# Any Cops Looking to Do Charity!?



## ThinBlueSwine

HEY GUYS IF ANY OF YOU ARE LOOKING TO PARTICIPATE IN CHARITY EVENTS IN THE COMMONWEALTH CHECK OUT OUR POLICE CHARITY TEAM.
WWW.FACEBOOK.COM/THINBLUESWINE
WWW.THINBLUESWINE.COM
ALSO IF YOU GUYS HAVE ANY EVENTS IN UR DEPTS YOU WOULD LIKE TO SPREAD THE WORD ON PLEASE PASS ALONG THE INFORMATION AND WE'D BE HAPPY NOT ONLY TO SHOW BUT SPREAD THE WORD.
YOU GUYS ALL ARE WELCOME AND WE WOULD LOVE TO HAVE YOU...ALL EVENTS ARE TYPICALLY FOLLOWED UP BY AGGRESSIVE DRINK AS WELL.


----------



## Harley387

Who is Charity? Is she hot?


----------



## Code 3

Seeing the username it made my spidey senses pucker up...but it's legit. Thanks for all who have/will help out!


----------



## Zack Attack

Next time they should try that pull on expert


----------



## ThinBlueSwine

Zack Attack said:


> Next time they should try that pull on expert


Hahaha!
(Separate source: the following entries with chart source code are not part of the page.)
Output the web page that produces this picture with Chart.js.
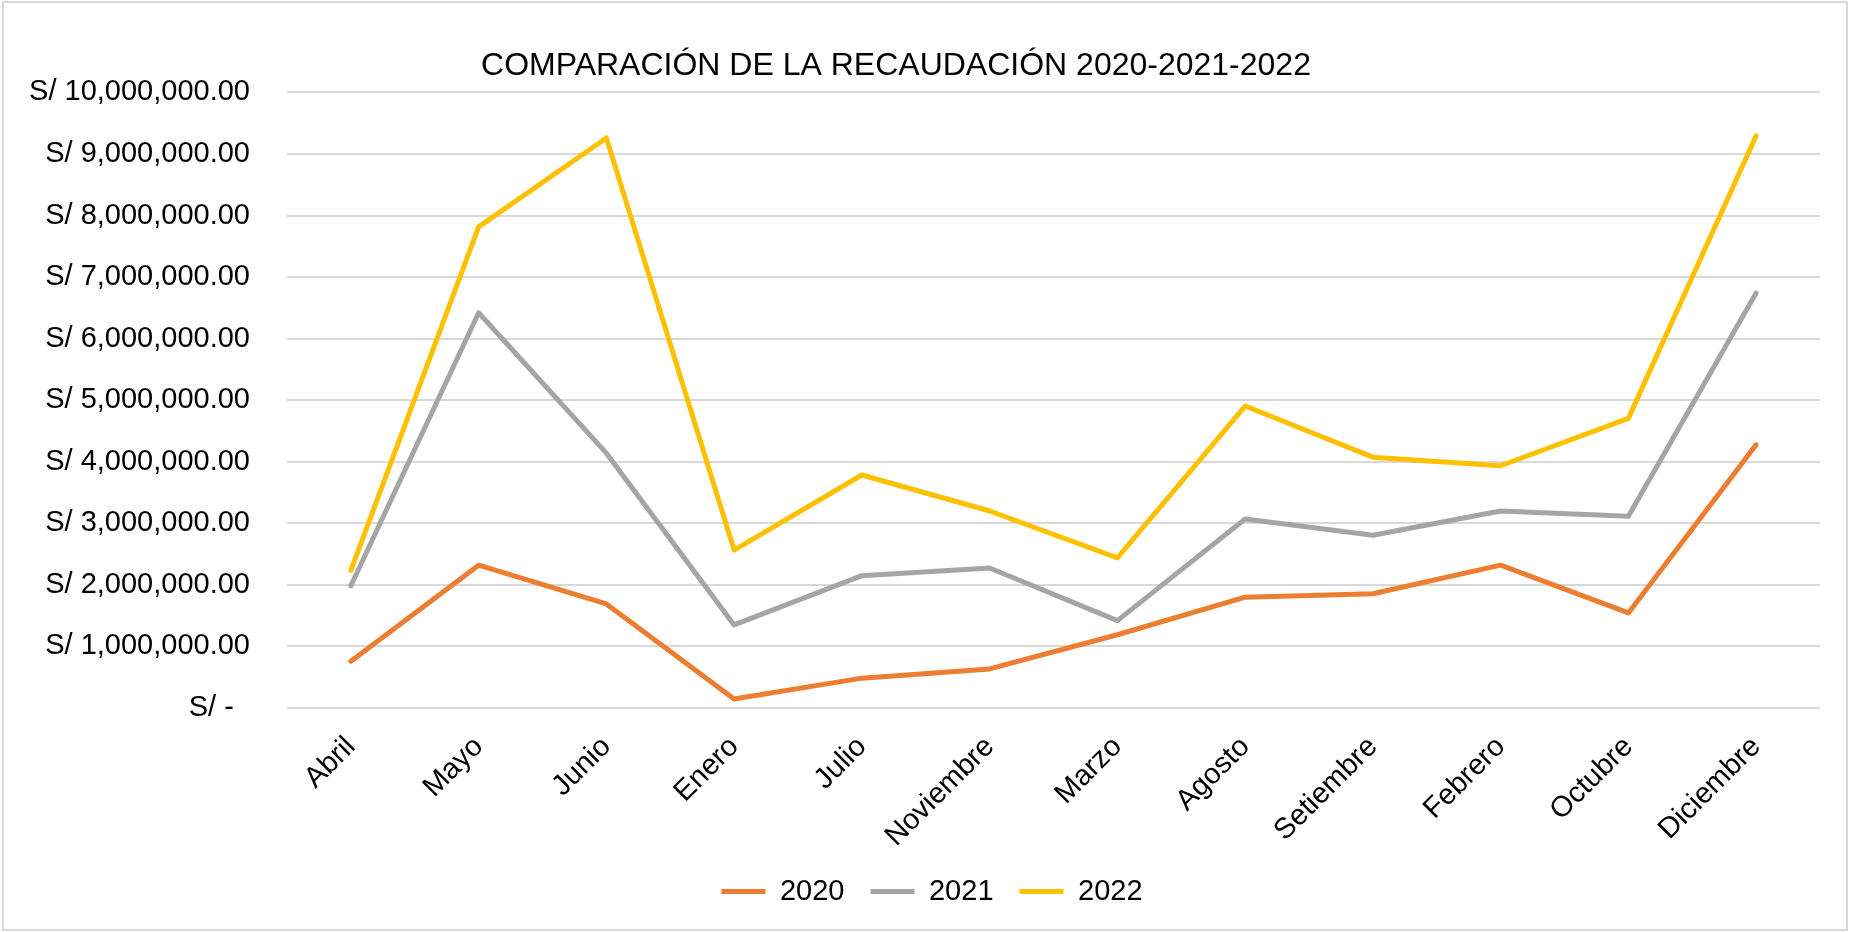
<!DOCTYPE html>
<html><head><meta charset="utf-8">
<script src="https://cdn.jsdelivr.net/npm/chart.js@4.4.1/dist/chart.umd.min.js"></script>
<style>
html,body{margin:0;padding:0;background:#fff;overflow:hidden;}
#wrap{position:relative;width:1850px;height:932px;}
#frame{position:absolute;left:2px;top:1px;width:1846px;height:930px;box-sizing:border-box;border:2px solid #d9d9d9;pointer-events:none;}
canvas{position:absolute;left:0;top:0;}
</style></head><body>
<div id="wrap"><canvas id="c" width="1850" height="932"></canvas><div id="frame"></div></div>
<script>
const titleText = 'COMPARACIÓN DE LA RECAUDACIÓN 2020-2021-2022';
const categories = ['Abril','Mayo','Junio','Enero','Julio','Noviembre','Marzo','Agosto','Setiembre','Febrero','Octubre','Diciembre'];
const seriesNames = ['2020','2021','2022'];
const values2020 = [760000, 2320000, 1690000, 145000, 485000, 635000, 1190000, 1800000, 1855000, 2320000, 1545000, 4275000];
const values2021 = [1985000, 6420000, 4140000, 1350000, 2150000, 2275000, 1420000, 3070000, 2805000, 3200000, 3115000, 6740000];
const values2022 = [2235000, 7815000, 9260000, 2565000, 3785000, 3200000, 2440000, 4905000, 4075000, 3935000, 4705000, 9295000];
const yTickValues = [0, 1000000, 2000000, 3000000, 4000000, 5000000, 6000000, 7000000, 8000000, 9000000, 10000000];
const yTickLabels = ['S/ -  ', 'S/ 1,000,000.00', 'S/ 2,000,000.00', 'S/ 3,000,000.00', 'S/ 4,000,000.00', 'S/ 5,000,000.00', 'S/ 6,000,000.00', 'S/ 7,000,000.00', 'S/ 8,000,000.00', 'S/ 9,000,000.00', 'S/ 10,000,000.00'];

const seriesColors = ['#ED7D31', '#A5A5A5', '#FFC000'];
const FONT = "'Liberation Sans', Arial, sans-serif";
Chart.defaults.font.family = FONT;
Chart.defaults.color = '#000';

const boxShift = {
  id: 'boxShift',
  afterLayout(chart) {
    const t = chart.titleBlock;
    if (t) {
      const d = 896 - (t.left + t.right) / 2;
      t.left += d; t.right += d;
    }
    const lg = chart.legend;
    if (lg) { lg.left += 22; lg.right += 22; }
  }
};

const seriesValues = [values2020, values2021, values2022];
new Chart(document.getElementById('c'), {
  type: 'line',
  data: {
    labels: categories,
    datasets: seriesNames.map((name, i) => ({
      label: name,
      data: seriesValues[i],
      borderColor: seriesColors[i],
      backgroundColor: seriesColors[i],
      borderWidth: 5,
      pointRadius: 0,
      pointHoverRadius: 0,
      tension: 0,
      fill: false,
      borderJoinStyle: 'round',
      borderCapStyle: 'round'
    }))
  },
  options: {
    responsive: false,
    animation: false,
    events: [],
    layout: { padding: { left: 0, right: 30, top: 0, bottom: 16 } },
    plugins: {
      title: {
        display: true,
        text: titleText,
        color: '#000',
        font: { size: 32, weight: 'normal', family: FONT },
        padding: { top: 47, bottom: 7 }
      },
      legend: {
        position: 'bottom',
        labels: {
          usePointStyle: true,
          pointStyle: 'line',
          pointStyleWidth: 44,
          padding: 26,
          color: '#000',
          font: { size: 29, family: FONT }
        }
      },
      tooltip: { enabled: false }
    },
    scales: {
      x: {
        offset: true,
        grid: { display: false, drawTicks: false },
        border: { display: false },
        ticks: {
          autoSkip: false,
          minRotation: 45,
          maxRotation: 45,
          padding: 22,
          color: '#000',
          font: { size: 29, family: FONT }
        },
        afterFit(scale) { scale.height = 143; }
      },
      y: {
        min: 0,
        max: 10000000,
        afterBuildTicks(scale) { scale.ticks = yTickValues.map(v => ({ value: v })); },
        grid: { color: '#d9d9d9', lineWidth: 2, drawTicks: false },
        border: { display: false },
        ticks: {
          padding: 37,
          color: '#000',
          font: { size: 29, family: FONT },
          callback: (value, index) => yTickLabels[index]
        },
        afterFit(scale) { scale.width = 287; }
      }
    }
  },
  plugins: [boxShift]
});
</script>
</body></html>
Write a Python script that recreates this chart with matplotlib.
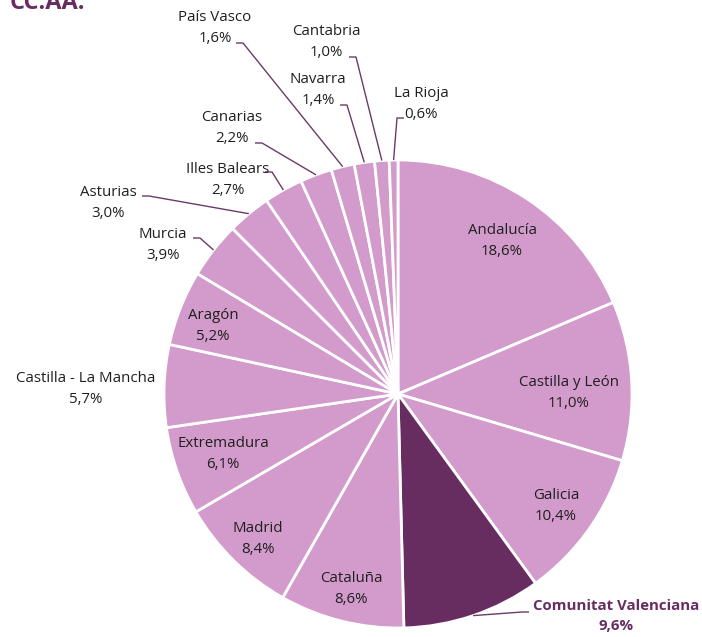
import matplotlib
matplotlib.use("Agg")
import matplotlib.pyplot as plt
import numpy as np

# ---- data ----
regions = ["Andalucía", "Castilla y León", "Galicia", "Comunitat Valenciana",
           "Cataluña", "Madrid", "Extremadura", "Castilla - La Mancha", "Aragón",
           "Murcia", "Asturias", "Illes Balears", "Canarias", "País Vasco",
           "Navarra", "Cantabria", "La Rioja"]
shares = [18.6, 11.0, 10.4, 9.6, 8.6, 8.4, 6.1, 5.7, 5.2,
          3.9, 3.0, 2.7, 2.2, 1.6, 1.4, 1.0, 0.6]
highlight = "Comunitat Valenciana"
title = "CC.AA."

# ---- layout (pixel coordinates, origin top-left) ----
W, H = 702, 637
cx, cy, R = 398, 394, 234
# label centre positions
label_pos = {
    "Andalucía": (502, 241), "Castilla y León": (569, 393), "Galicia": (556, 506),
    "Comunitat Valenciana": (616, 616), "Cataluña": (351, 589), "Madrid": (258, 539),
    "Extremadura": (223, 454), "Castilla - La Mancha": (86, 389), "Aragón": (213, 326),
    "Murcia": (163, 245), "Asturias": (108, 203), "Illes Balears": (228, 180),
    "Canarias": (232, 128), "País Vasco": (215, 28), "Navarra": (318, 90),
    "Cantabria": (326, 42), "La Rioja": (421, 104),
}
# leader stub start (x, y, direction)
leaders = {
    "Comunitat Valenciana": (529, 612, -1), "Murcia": (193, 238, 1),
    "Asturias": (142, 196, 1), "Illes Balears": (265, 172, 1),
    "Canarias": (255, 143, 1), "País Vasco": (236, 43, 1),
    "Navarra": (340, 105, 1), "Cantabria": (349, 57, 1), "La Rioja": (404, 118, -1),
}

light = "#D39BCB"
dark = "#682D60"
text_col = "#1F1F1F"
line_col = "#6B3A66"
font = "Open Sans"

fig = plt.figure(figsize=(W / 100, H / 100), dpi=100)
ax = fig.add_axes([0, 0, 1, 1])
colors = [dark if r == highlight else light for r in regions]
ax.pie(shares, colors=colors, center=(cx, cy), radius=R, startangle=-90,
       counterclock=True, wedgeprops=dict(edgecolor="white", linewidth=2))
ax.set_xlim(0, W)
ax.set_ylim(H, 0)
ax.set_aspect("equal")
ax.axis("off")

cum = np.cumsum([0] + shares[:-1])
for reg, s, c0 in zip(regions, shares, cum):
    x, y = label_pos[reg]
    txt = f"{reg}\n{s:.1f}%".replace(".", ",")
    bold = reg == highlight
    ax.text(x, y, txt, ha="center", va="center", fontsize=10.8, family=font,
            color=dark if bold else text_col, fontweight="bold" if bold else "normal",
            linespacing=1.5)
    if reg in leaders:
        sx, sy, d = leaders[reg]
        th = np.deg2rad(-90 + 360 * (c0 + s / 2) / 100)
        ex, ey = cx + R * np.cos(th), cy + R * np.sin(th)
        ax.plot([sx, sx + 7 * d, ex], [sy, sy, ey], color=line_col, lw=1,
                solid_capstyle="butt")

fig.text(10 / W, 1 - 9 / H, title, ha="left", va="baseline", fontsize=17,
         fontweight="bold", color=dark, family=font)

fig.savefig("out.png", dpi=100)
We're pulling a 146,000lb 757 in October for Multiple Sclerosis so we're working up to it


----------



## Pvt. Cowboy

ThinBlueSwine said:


> Hahaha! We're pulling a 146,000lb 757 in October for Multiple Sclerosis so we're working up to it


...that's my warm up set.


----------



## Herrdoktor

ThinBlueSwine said:


> Hahaha! We're pulling a 146,000lb 757 in October for Multiple Sclerosis so we're working up to it


The plane pulls are ridiculously awesome.

Good job guys!


----------



## cousteau

Every shift I work is for charity. I'm feeding and housing the democrats.


----------